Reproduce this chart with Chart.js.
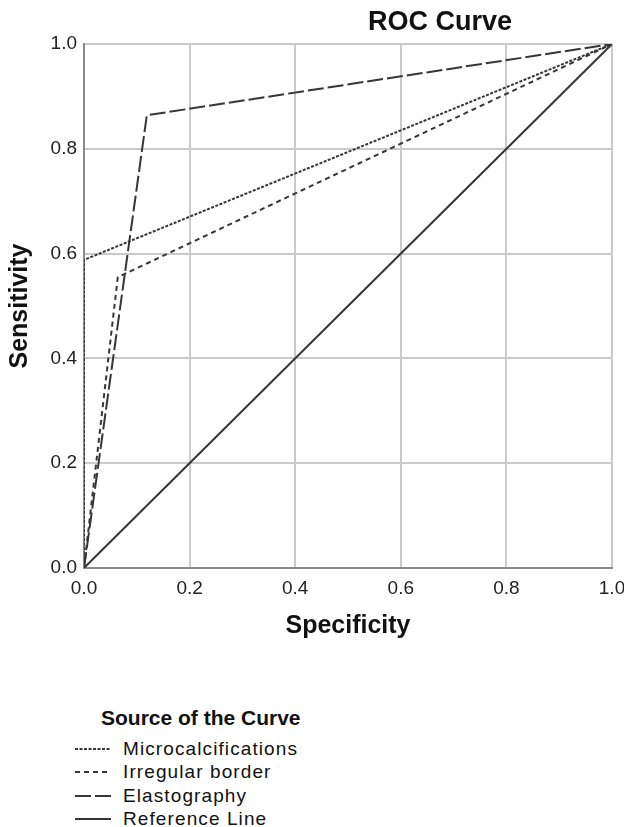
<!DOCTYPE html>
<html>
<head>
<meta charset="utf-8">
<script src="https://cdn.jsdelivr.net/npm/chart.js@4/dist/chart.umd.min.js"></script>
<style>
  body { margin:0; background:#fff; font-family:"Liberation Sans", Arial, sans-serif; }
  #wrap { position:relative; width:624px; height:827px; }
  #legend { position:absolute; left:75px; top:706px; color:#111; }
  #legend .ttl { font-weight:bold; font-size:21px; margin-left:26px; margin-bottom:7px; }
  #legend .row { display:flex; align-items:center; height:23.5px; font-size:19px; letter-spacing:1.1px; }
  #legend svg { width:36px; height:10px; margin-right:12px; }
</style>
</head>
<body>
<div id="wrap">
  <canvas id="roc" width="624" height="660"></canvas>
  <div id="legend"></div>
</div>
<script>
const ticks = [0, 0.2, 0.4, 0.6, 0.8, 1.0];

const microX = [0, 0, 1];
const microY = [0, 0.588, 1];
const irregX = [0, 0.064, 1];
const irregY = [0, 0.555, 1];
const elastoX = [0, 0.119, 1];
const elastoY = [0, 0.864, 1];
const refX = [0, 1];
const refY = [0, 1];

const series = [
  { label: "Microcalcifications", xs: microX, ys: microY, dash: [3, 1.5], width: 2 },
  { label: "Irregular border", xs: irregX, ys: irregY, dash: [5, 4], width: 2 },
  { label: "Elastography", xs: elastoX, ys: elastoY, dash: [16, 4], width: 2 },
  { label: "Reference Line", xs: refX, ys: refY, dash: [], width: 2 }
];

const lineColor = "#363636";
const font = "'Liberation Sans', Arial, sans-serif";

const titlePlugin = {
  id: "rocTitle",
  afterDraw(chart) {
    const ctx = chart.ctx;
    ctx.save();
    ctx.font = "bold 27px " + font;
    ctx.fillStyle = "#111";
    ctx.textAlign = "center";
    ctx.textBaseline = "middle";
    ctx.fillText("ROC Curve", 440, 23);
    ctx.restore();
  }
};

new Chart(document.getElementById("roc"), {
  type: "scatter",
  data: {
    datasets: series.map(s => ({
      label: s.label,
      data: s.xs.map((x, i) => ({ x, y: s.ys[i] })),
      showLine: true,
      borderColor: lineColor,
      borderWidth: s.width,
      borderDash: s.dash,
      pointRadius: 0,
      fill: false,
      tension: 0
    }))
  },
  options: {
    responsive: false,
    animation: false,
    layout: { padding: { top: 44, right: 12, left: 0, bottom: 0 } },
    plugins: { legend: { display: false }, tooltip: { enabled: false } },
    scales: {
      x: {
        type: "linear", min: 0, max: 1,
        afterBuildTicks: sc => { sc.ticks = ticks.map(v => ({ value: v })); },
        ticks: { callback: v => v.toFixed(1), color: "#222", font: { size: 19, family: font }, padding: 9, maxRotation: 0 },
        grid: { color: "#cacaca", lineWidth: 2, drawTicks: false },
        border: { color: "#8a8a8a", width: 2 },
        title: { display: true, text: "Specificity", color: "#111", font: { size: 25, weight: "bold", family: font }, padding: { top: 4, bottom: 19 } },
        afterFit: sc => { sc.height = 92; sc.paddingRight = 12; sc.paddingLeft = 0; }
      },
      y: {
        type: "linear", min: 0, max: 1,
        afterBuildTicks: sc => { sc.ticks = ticks.map(v => ({ value: v })); },
        ticks: { callback: v => v.toFixed(1), color: "#222", font: { size: 19, family: font }, padding: 7 },
        grid: { color: "#cacaca", lineWidth: 2, drawTicks: false },
        border: { color: "#8a8a8a", width: 2 },
        title: { display: true, text: "Sensitivity", color: "#111", font: { size: 25, weight: "bold", family: font }, padding: { top: 5, bottom: 0 } },
        afterFit: sc => { sc.width = 84; sc.paddingTop = 0; sc.paddingBottom = 0; }
      }
    }
  },
  plugins: [titlePlugin]
});

const legend = document.getElementById("legend");
legend.innerHTML = `<div class="ttl">Source of the Curve</div>` + series.map(s => `
  <div class="row">
    <svg viewBox="0 0 36 10"><line x1="0" y1="5" x2="36" y2="5" stroke="${lineColor}" stroke-width="${s.width}" stroke-dasharray="${s.dash.join(",")}"/></svg>
    <span>${s.label}</span>
  </div>`).join("");
</script>
</body>
</html>
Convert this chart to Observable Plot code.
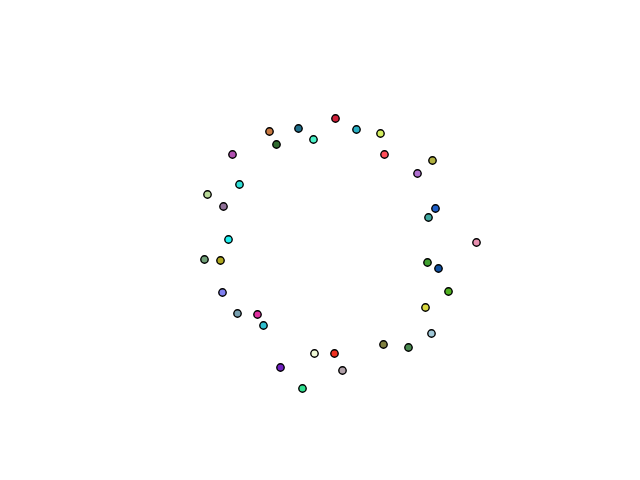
<!DOCTYPE html>
<html>
<head>
<meta charset="utf-8">
<script src="https://cdn.jsdelivr.net/npm/d3@7"></script>
<script src="https://cdn.jsdelivr.net/npm/@observablehq/plot@0.6"></script>
<style>
  html, body { margin: 0; padding: 0; background: #fff; }
</style>
</head>
<body>
<div id="chart"></div>
<script>
const xs = [335, 356, 380, 298, 269, 313, 276, 384, 432, 232, 417, 239, 207, 435, 223, 428, 476, 228, 204, 220, 427, 438, 448, 222, 425, 237, 257, 263, 431, 383, 408, 314, 334, 280, 342, 302];
const ys = [118, 129, 133, 128, 131, 139, 144, 154, 160, 154, 173, 184, 194, 208, 206, 217, 242, 239, 259, 260, 262, 268, 291, 292, 307, 313, 314, 325, 333, 344, 347, 353, 353, 367, 370, 388];
const colors = ["#d0213a", "#2ab0c4", "#d4ee60", "#1f6f8b", "#c87941", "#4af2c8", "#2f6b2f", "#ff4e5a", "#b0b040", "#b050b0", "#b070d0", "#30e0d8", "#b8d898", "#1f5fc8", "#907098", "#40a8a0", "#e890b0", "#20f0f0", "#70a078", "#b0a820", "#40a030", "#1050a0", "#50b020", "#8080f0", "#d8d840", "#78a0b0", "#e030a0", "#30c0d0", "#a0c8d8", "#808040", "#4a8a50", "#f0fad8", "#f03020", "#7020c0", "#b0a0a8", "#30e090"];

const data = xs.map((x, i) => ({x, y: ys[i], c: colors[i]}));

const chart = Plot.plot({
  width: 640,
  height: 480,
  margin: 0,
  x: {domain: [0, 640], axis: null},
  y: {domain: [480, 0], axis: null},
  marks: [
    Plot.dot(data, {x: "x", y: "y", r: 3.7, fill: "c", stroke: "black", strokeWidth: 1.4})
  ]
});
document.getElementById("chart").appendChild(chart);
</script>
</body>
</html>
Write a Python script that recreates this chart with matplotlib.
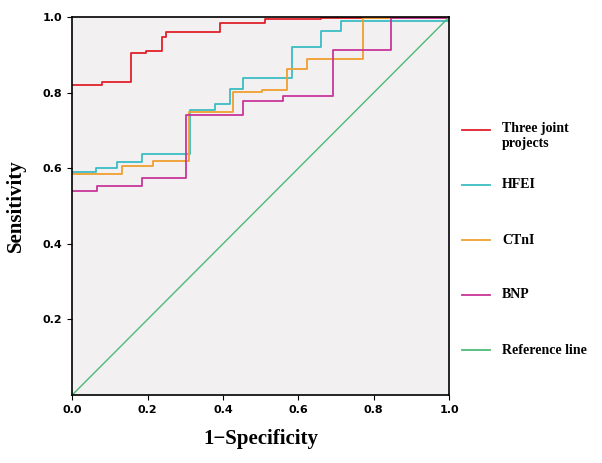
import matplotlib
matplotlib.use("Agg")
import matplotlib.pyplot as plt
from matplotlib.lines import Line2D

# step curves (1-specificity, sensitivity)
red_x = [0, 0.078, 0.155, 0.195, 0.237, 0.248, 0.392, 0.511, 0.661, 1.0]
red_y = [0.821, 0.827, 0.905, 0.911, 0.947, 0.960, 0.984, 0.995, 0.997, 1.0]
hfei_x = [0, 0.063, 0.120, 0.184, 0.312, 0.380, 0.418, 0.454, 0.584, 0.661, 0.712, 1.0]
hfei_y = [0.590, 0.600, 0.616, 0.637, 0.755, 0.770, 0.810, 0.840, 0.920, 0.964, 0.989, 0.99]
ctni_x = [0, 0.133, 0.213, 0.309, 0.427, 0.504, 0.571, 0.623, 0.772, 1.0]
ctni_y = [0.584, 0.605, 0.620, 0.748, 0.803, 0.806, 0.864, 0.890, 0.997, 0.997]
bnp_x = [0, 0.066, 0.184, 0.303, 0.453, 0.558, 0.692, 0.847, 1.0]
bnp_y = [0.540, 0.553, 0.575, 0.740, 0.778, 0.790, 0.913, 0.997, 0.997]

labels = ["Three joint\nprojects", "HFEI", "CTnI", "BNP", "Reference line"]
colors = ["#e0202a", "#3bbcc4", "#f0a030", "#c8359a", "#4cba78"]

fig = plt.figure(figsize=(6.02, 4.63), dpi=100)
ax = fig.add_axes([0.12, 0.147, 0.626, 0.816])
ax.set_facecolor("#f2f0f0")

for xs, ys, c in zip([red_x, hfei_x, ctni_x, bnp_x], [red_y, hfei_y, ctni_y, bnp_y], colors):
    ax.step(xs, ys, where="post", color=c, lw=1.3)
ax.plot([0, 1], [0, 1], color=colors[4], lw=1)

ax.set_xlim(0, 1)
ax.set_ylim(0, 1)
ax.set_xticks([0, 0.2, 0.4, 0.6, 0.8, 1.0])
ax.set_yticks([0.2, 0.4, 0.6, 0.8, 1.0])
ax.tick_params(labelsize=8)
for t in ax.get_xticklabels() + ax.get_yticklabels():
    t.set_fontweight("bold")
for s in ax.spines.values():
    s.set_linewidth(1.2)
ax.set_xlabel("1\u2212Specificity", fontsize=15, fontweight="bold", family="Liberation Serif", labelpad=10)
ax.set_ylabel("Sensitivity", fontsize=15, fontweight="bold", family="Liberation Serif", labelpad=12)

# legend drawn on the right
ys_px = [130, 185, 240, 295, 350]
for lab, c, yp in zip(labels, colors, ys_px):
    yf = 1 - yp / 463
    fig.add_artist(Line2D([462 / 602, 490 / 602], [yf, yf], color=c, lw=1.3))
    va = "top" if "\n" in lab else "center"
    fig.text(502 / 602, yf + (0.017 if va == "top" else 0), lab, fontsize=10, fontweight="bold",
             family="Liberation Serif", va=va, ha="left")

fig.savefig("out.png", dpi=100)
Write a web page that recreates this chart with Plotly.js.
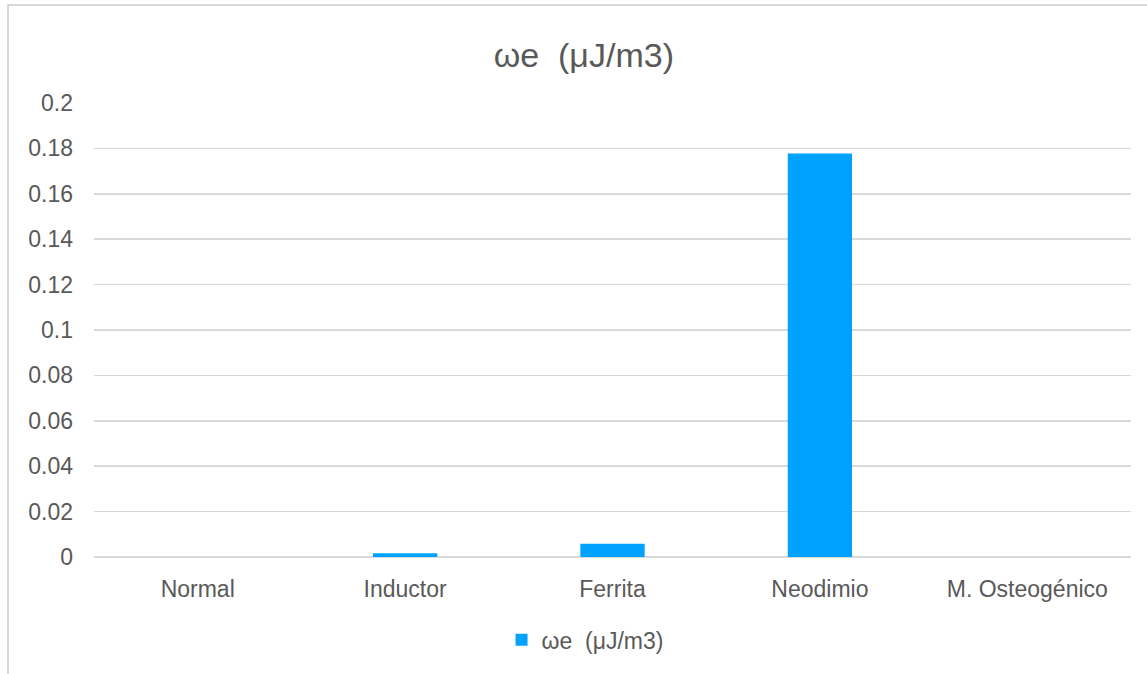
<!DOCTYPE html>
<html>
<head>
<meta charset="utf-8">
<script src="https://cdn.plot.ly/plotly-3.0.1.min.js"></script>
<style>
html,body{margin:0;padding:0;background:#fff;}
#chart{width:1147px;height:674px;}
</style>
</head>
<body>
<div id="chart"></div>
<script>
const categories = ["Normal", "Inductor", "Ferrita", "Neodimio", "M. Osteogénico"];
const values = [0, 0.0016, 0.0058, 0.1778, 0];
const seriesName = "ωe  (μJ/m3)";
const yTicks = [0, 0.02, 0.04, 0.06, 0.08, 0.1, 0.12, 0.14, 0.16, 0.18, 0.2];
const yTickText = ["0", "0.02", "0.04", "0.06", "0.08", "0.1", "0.12", "0.14", "0.16", "0.18", "0.2"];

const font = "Liberation Sans, Arial, Helvetica, sans-serif";
const trace = {
  type: "bar",
  x: categories,
  y: values,
  name: seriesName,
  marker: {color: "#00a2ff"},
  showlegend: true,
  hoverinfo: "x+y"
};
const layout = {
  width: 1147,
  height: 674,
  margin: {l: 94, r: 16, t: 103, b: 117},
  paper_bgcolor: "#ffffff",
  plot_bgcolor: "#ffffff",
  font: {family: font, color: "#595959", size: 23},
  title: {text: seriesName, font: {family: font, size: 34, color: "#595959"}, xref: "container", x: 0.509, xanchor: "center", y: 0.918, yanchor: "middle"},
  bargap: 0.69,
  xaxis: {
    type: "category",
    showgrid: false,
    showline: false,
    zeroline: false,
    ticks: "",
    tickfont: {family: font, size: 23, color: "#595959"},
    ticklabelstandoff: 16
  },
  yaxis: {
    range: [0, 0.2],
    tickvals: yTicks,
    ticktext: yTickText,
    showgrid: true,
    gridcolor: "#d9d9d9",
    gridwidth: 1.5,
    zeroline: true,
    zerolinecolor: "#d9d9d9",
    zerolinewidth: 1.5,
    showline: false,
    ticks: "",
    tickfont: {family: font, size: 23, color: "#595959"},
    ticklabelstandoff: 20
  },
  showlegend: true,
  legend: {
    orientation: "h",
    x: 0.393,
    xanchor: "left",
    y: -0.135,
    yanchor: "top",
    font: {family: font, size: 23, color: "#595959"},
    itemwidth: 30
  },
  shapes: [{
    type: "rect",
    xref: "paper", yref: "paper",
    x0: (8 - 94) / 1037, x1: (1160 - 94) / 1037,
    y0: (557 - 690) / 454, y1: (557 - 5) / 454,
    line: {color: "#d9d9d9", width: 2},
    fillcolor: "rgba(0,0,0,0)",
    layer: "below"
  }]
};
Plotly.newPlot("chart", [trace], layout, {displayModeBar: false, staticPlot: true});
</script>
</body>
</html>
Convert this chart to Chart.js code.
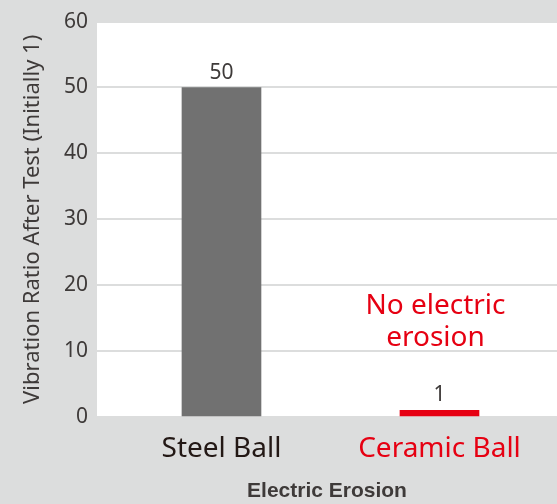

### OBJECTIVE
Make a list of all lines in the data that contain "code".

### RESULT FOR THIS EXERCISE
Convert this chart to Observable Plot code.
Convert this chart to Chart.js code.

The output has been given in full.